好吃的燒肉 – 這個容易, 新鮮中豬, 稍為醃香(五香粉..)…那兒有? 太子永合隆
一大堆字, 無圖…勁趕客…但管他呢…農婦寫blog…主要是 “留予他年說夢痕” (天….甘正的書名…只有琦君諗得出)… 和跟有緣blog友分享
再和大家分享電影Ratatouille裡, 農婦很喜歡的quotes
Remy “If you are what you eat, then I only wanna eat the good stuff.”

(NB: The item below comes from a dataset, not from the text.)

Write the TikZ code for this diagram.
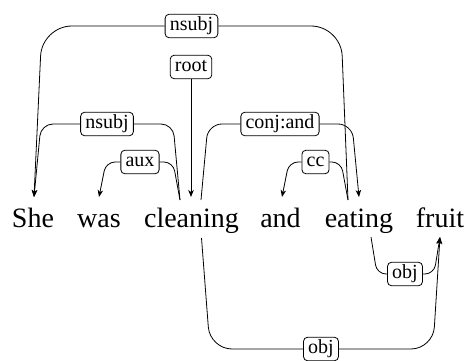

Ego, ”In many ways, the work of a critic is easy. We risk very little, yet enjoy a position over those who offer up their work and their selves to our judgment. We thrive on negative criticism, which is fun to write and to read. But the bitter truth we critics must face, is that in the grand scheme of things, the average piece of junk is probably more meaningful than our criticism designating it so. But there are times when a critic truly risks something, and that is in the discovery and defense of the new. The world is often unkind to new talents, new creations. The new needs friends. Last night, I experienced something new; an extraordinary meal from a singularly unexpected source. To say that both the meal and its maker have challenged my preconceptions about fine cooking, is a gross understatement. They have rocked me to my core. In the past, I have made no secret of my disdain for Chef Gusteau's famous motto, "Anyone can cook". But I realize - only now do I truly understand what he meant. Not everyone can become a great artist, but a great artist can come from anywhere. It is difficult to imagine more humble origins than those of the genius now cooking at Gusteau's, who is, in this critic's opinion, nothing less than the finest chef in France . I will be returning to Gusteau's soon, hungry for more.”